Compounding the situation, Popovich gave inconsistent accounts of what happened in the classroom after being confronted by principal Pat Reedy and his staff, the documents state.
Popovich already had been warned to control himself in class, after a previous incident in which he swore in front of students after becoming upset with students' poor behavior, Fiorentino wrote.
She recommended firing him for failing to protect the safety of students, as required by Florida law, and also for violating the district policy on student supervision and welfare.
In Moyers' case, Fiorentino wrote that she was asking to fire the teacher for FCAT violations.
Specifically, Fiorentino stated, Moyers told students before the spring 2011 exam took place that she would tap on their desk or test booklet to let them know they had to recheck their work. This was the "same plan of communicating with your students" as reported last year, Fiorentino wrote.

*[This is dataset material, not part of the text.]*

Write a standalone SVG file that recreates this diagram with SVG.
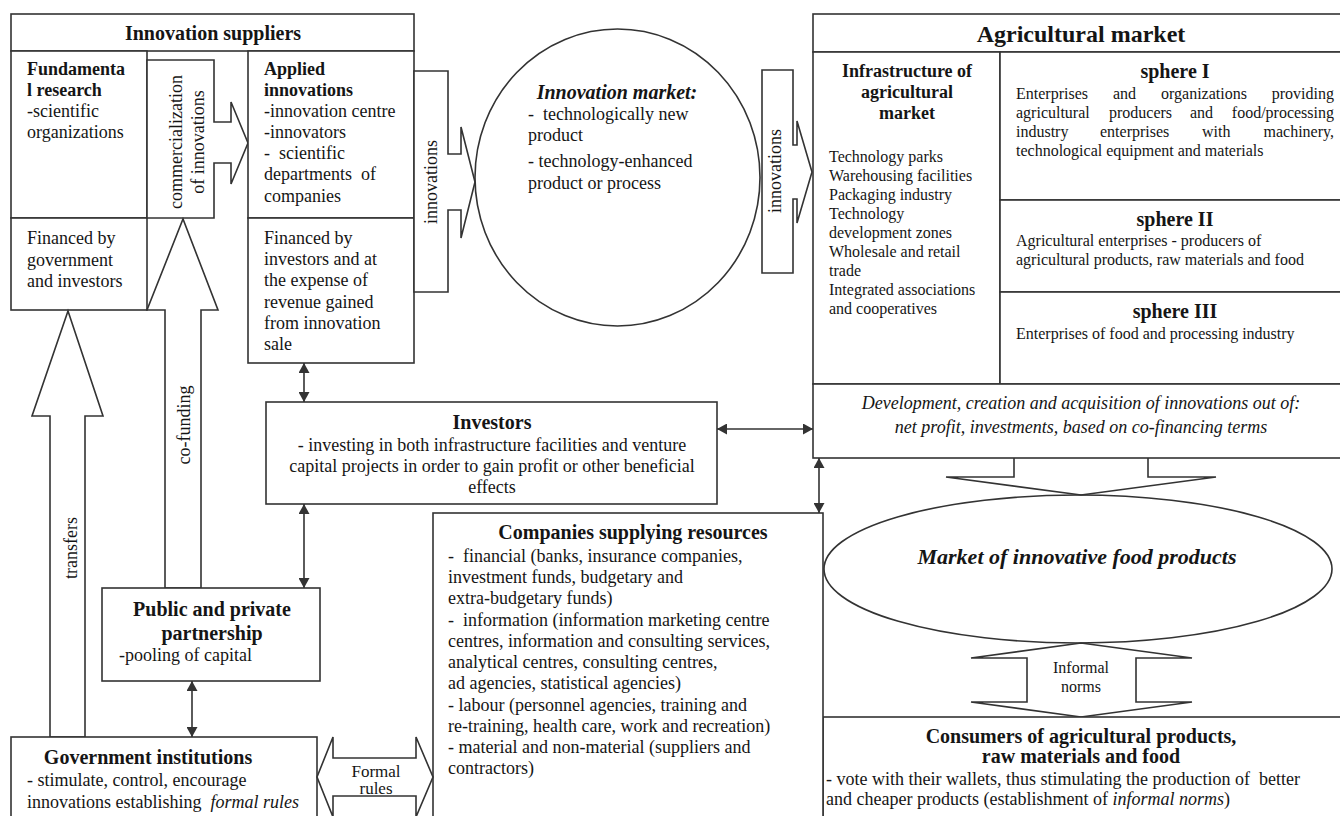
<svg xmlns="http://www.w3.org/2000/svg" width="1340" height="816" viewBox="0 0 1340 816">
<style>
.bx{fill:#fff;stroke:#333;stroke-width:1.6}
.ln{fill:none;stroke:#333;stroke-width:1.6}
.da{fill:none;stroke:#333;stroke-width:1.6;marker-start:url(#ah);marker-end:url(#ah)}
text{font-family:"Liberation Serif","Times New Roman",serif;fill:#151515;font-size:18px}
.b{font-weight:bold}
.i{font-style:italic}
.m{text-anchor:middle}
.s16{font-size:16px}
.s17{font-size:17px}
.s20{font-size:20px}
.s22{font-size:22px}
.s24{font-size:24px}
</style>
<defs>
<marker id="ah" viewBox="0 0 10 11" refX="10" refY="5.5" markerWidth="10" markerHeight="11" markerUnits="userSpaceOnUse" orient="auto-start-reverse">
<path d="M0,0 L10,5.5 L0,11 z" fill="#333"/>
</marker>
</defs>
<rect width="1340" height="816" fill="#fff"/>

<g id="innovation-suppliers">
<rect class="bx" x="11" y="14" width="403" height="37"/>
<text class="b s20 m" x="213" y="40">Innovation suppliers</text>
</g>

<g id="fundamental-research">
<rect class="bx" x="11" y="51" width="136" height="167"/>
<text class="b" x="27" y="75">Fundamenta</text>
<text class="b" x="27" y="96">l research</text>
<text x="27" y="117">-scientific</text>
<text x="27" y="138">organizations</text>
</g>

<g id="fundamental-financing">
<rect class="bx" x="11" y="218" width="136" height="92"/>
<text x="27" y="244">Financed by</text>
<text x="27" y="265.5">government</text>
<text x="27" y="287">and investors</text>
</g>

<g id="commercialization">
<polygon class="bx" points="147,60 214,60 214,122 231,122 231,102 248,143 231,184 231,163 214,163 214,218 147,218"/>
<text class="m" transform="translate(182,142) rotate(-90)">commercialization</text>
<text class="m" transform="translate(204,142) rotate(-90)">of innovations</text>
</g>

<g id="applied-innovations">
<rect class="bx" x="248" y="51" width="166" height="167"/>
<text class="b" x="264" y="75">Applied</text>
<text class="b" x="264" y="96">innovations</text>
<text x="264" y="117">-innovation centre</text>
<text x="264" y="138">-innovators</text>
<text x="264" y="159">-&#160; scientific</text>
<text x="264" y="180">departments&#160; of</text>
<text x="264" y="202">companies</text>
</g>

<g id="applied-financing">
<rect class="bx" x="248" y="218" width="166" height="145"/>
<text x="264" y="244">Financed by</text>
<text x="264" y="265">investors and at</text>
<text x="264" y="286">the expense of</text>
<text x="264" y="308">revenue gained</text>
<text x="264" y="329">from innovation</text>
<text x="264" y="350">sale</text>
</g>

<g id="innovations-arrow-1">
<polygon class="bx" points="414,71 448,71 448,154 461,154 461,127 475,182 461,238 461,210 448,210 448,292 414,292"/>
<text class="m" transform="translate(437,182) rotate(-90)">innovations</text>
</g>

<g id="innovation-market">
<ellipse class="bx" cx="617.5" cy="177.5" rx="142.5" ry="148.5"/>
<text class="b i s20 m" x="617" y="99">Innovation market:</text>
<text x="528" y="120">-&#160; technologically new</text>
<text x="528" y="141">product</text>
<text x="528" y="167">-&#160;technology-enhanced</text>
<text x="528" y="189">product or process</text>
</g>

<g id="innovations-arrow-2">
<polygon class="bx" points="762,70 793,70 793,145 797,145 797,121 812,172 797,223 797,199 793,199 793,273 762,273"/>
<text class="m" transform="translate(781,171) rotate(-90)">innovations</text>
</g>

<g id="agricultural-market">
<rect class="bx" x="813" y="14" width="540" height="38"/>
<text class="b s24 m" x="1081" y="42">Agricultural market</text>
</g>

<g id="infrastructure">
<rect class="bx" x="813" y="52" width="187" height="332"/>
<text class="b m" x="907" y="77">Infrastructure of</text>
<text class="b m" x="907" y="98">agricultural</text>
<text class="b m" x="907" y="119">market</text>
<text class="s16" x="829" y="162">Technology parks</text>
<text class="s16" x="829" y="181">Warehousing facilities</text>
<text class="s16" x="829" y="200">Packaging industry</text>
<text class="s16" x="829" y="219">Technology</text>
<text class="s16" x="829" y="238">development zones</text>
<text class="s16" x="829" y="257">Wholesale and retail</text>
<text class="s16" x="829" y="276">trade</text>
<text class="s16" x="829" y="295">Integrated associations</text>
<text class="s16" x="829" y="314">and cooperatives</text>
</g>

<g id="sphere-1">
<rect class="bx" x="1000" y="52" width="353" height="148"/>
<text class="b s20 m" x="1175" y="78">sphere I</text>
<text class="s16" x="1016" y="99">Enterprises</text>
<text class="s16" x="1113" y="99">and</text>
<text class="s16" x="1161" y="99">organizations</text>
<text class="s16" x="1334" y="99" text-anchor="end">providing</text>
<text class="s16" x="1016" y="118">agricultural</text>
<text class="s16" x="1109" y="118">producers</text>
<text class="s16" x="1190" y="118">and</text>
<text class="s16" x="1334" y="118" text-anchor="end">food/processing</text>
<text class="s16" x="1016" y="137">industry</text>
<text class="s16" x="1100" y="137">enterprises</text>
<text class="s16" x="1202" y="137">with</text>
<text class="s16" x="1334" y="137" text-anchor="end">machinery,</text>
<text class="s16" x="1016" y="156">technological equipment and materials</text>
</g>

<g id="sphere-2">
<rect class="bx" x="1000" y="200" width="353" height="92"/>
<text class="b s20 m" x="1175" y="226">sphere II</text>
<text class="s16" x="1016" y="246">Agricultural enterprises - producers of</text>
<text class="s16" x="1016" y="265">agricultural products, raw materials and food</text>
</g>

<g id="sphere-3">
<rect class="bx" x="1000" y="292" width="353" height="92"/>
<text class="b s20 m" x="1175" y="318">sphere III</text>
<text class="s16" x="1016" y="339">Enterprises of food and processing industry</text>
</g>

<g id="development">
<rect class="bx" x="813" y="384" width="540" height="74"/>
<text class="i m" x="1081" y="409">Development, creation and acquisition of innovations out of:</text>
<text class="i m" x="1081" y="433">net profit, investments, based on co-financing terms</text>
</g>

<g id="market-food-products">
<ellipse class="bx" cx="1078" cy="569" rx="254" ry="74"/>
<text class="b i s22 m" x="1077" y="564">Market of innovative food products</text>
</g>

<g id="informal-norms">
<polygon class="bx" points="1081,643 1192,658 1136,658 1136,702 1192,702 1081,717 971,702 1027,702 1027,658 971,658"/>
<text class="s16 m" x="1081" y="673">Informal</text>
<text class="s16 m" x="1081" y="692">norms</text>
</g>

<g id="consumers">
<rect class="bx" x="823" y="717" width="530" height="120"/>
<text class="b s20 m" x="1081" y="743">Consumers of agricultural products,</text>
<text class="b s20 m" x="1081" y="763">raw materials and food</text>
<text x="826" y="785">- vote with their wallets, thus stimulating the production of&#160; better</text>
<text x="826" y="805">and cheaper products (establishment of <tspan class="i">informal norms</tspan>)</text>
</g>

<g id="investors">
<rect class="bx" x="266" y="402" width="451" height="102"/>
<text class="b s20 m" x="492" y="429">Investors</text>
<text class="m" x="492" y="451">- investing in both infrastructure facilities and venture</text>
<text class="m" x="492" y="472">capital projects in order to gain profit or other beneficial</text>
<text class="m" x="492" y="493">effects</text>
</g>

<g id="companies">
<rect class="bx" x="433" y="513" width="390" height="330"/>
<text class="b s20 m" x="633" y="539">Companies supplying resources</text>
<text x="448" y="562">-&#160; financial (banks, insurance companies,</text>
<text x="448" y="583">investment funds, budgetary and</text>
<text x="448" y="604">extra-budgetary funds)</text>
<text x="448" y="626">-&#160; information (information marketing centre</text>
<text x="448" y="647">centres, information and consulting services,</text>
<text x="448" y="668">analytical centres, consulting centres,</text>
<text x="448" y="689">ad agencies, statistical agencies)</text>
<text x="448" y="711">- labour (personnel agencies, training and</text>
<text x="448" y="732">re-training, health care, work and recreation)</text>
<text x="448" y="753">- material and non-material (suppliers and</text>
<text x="448" y="774">contractors)</text>
</g>

<g id="transfers">
<polygon class="bx" points="50,737 50,416 32,416 68,311 103,416 85,416 85,737"/>
<text class="m" transform="translate(77,548) rotate(-90)">transfers</text>
</g>

<g id="co-funding">
<polygon class="bx" points="165,588 165,310 147,310 183,219 218,310 201,310 201,588"/>
<text class="m" transform="translate(190,425) rotate(-90)">co-funding</text>
</g>

<g id="public-private-partnership">
<rect class="bx" x="102" y="588" width="218" height="93"/>
<text class="b s20 m" x="212" y="616">Public and private</text>
<text class="b s20 m" x="212" y="640">partnership</text>
<text x="119" y="661">-pooling of capital</text>
</g>

<g id="government">
<rect class="bx" x="11" y="737" width="306" height="100"/>
<text class="b s20 m" x="148" y="764">Government institutions</text>
<text x="27" y="786">- stimulate, control, encourage</text>
<text x="27" y="808">innovations establishing&#160; <tspan class="i">formal rules</tspan></text>
</g>

<g id="formal-rules">
<polygon class="bx" points="317,777 333,737 333,758 416,758 416,737 433,777 416,817 416,796 333,796 333,817"/>
<text class="s17 m" x="376" y="777">Formal</text>
<text class="s17 m" x="376" y="794">rules</text>
</g>

<g id="connectors">
<line class="da" x1="304" y1="363" x2="304" y2="402"/>
<line class="da" x1="304" y1="504" x2="304" y2="588"/>
<line class="da" x1="192" y1="681" x2="192" y2="737"/>
<line class="da" x1="717" y1="429" x2="813" y2="429"/>
<line class="da" x1="819" y1="458" x2="819" y2="513"/>
<polyline class="ln" points="1014,458 1014,477 946,477 1081,495 1216,477 1148,477 1148,458"/>
</g>
</svg>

"I also learned that you wrote on a student's test booklet to assist him with a particular problem, that you assisted a student with measuring on a problem, that you verbally spoke with students during the administration of the math portion of the FCAT, and that you commented in front of your class that a particular student received the most taps," Fiorentino wrote.
Moyers denied the accusations to her principal, assistant principal and an employee relations supervisor. She stated that she tapped on students' desks to remind them to keep their eyes on their own tests.
She said she did nothing improper in administering the test.
In a written statement, Moyers did say she witnessed students reading books during the math portion of the test, and students attempting to work on the wrong section of the test. Yet she did not report these problems to her school's testing administrator, Fiorentino wrote, only mentioning them when confronted about the allegations against her.
Fiorentino wrote to Moyers that she was recommending her firing for violating state testing laws as well as the state's professional code of ethics for teachers.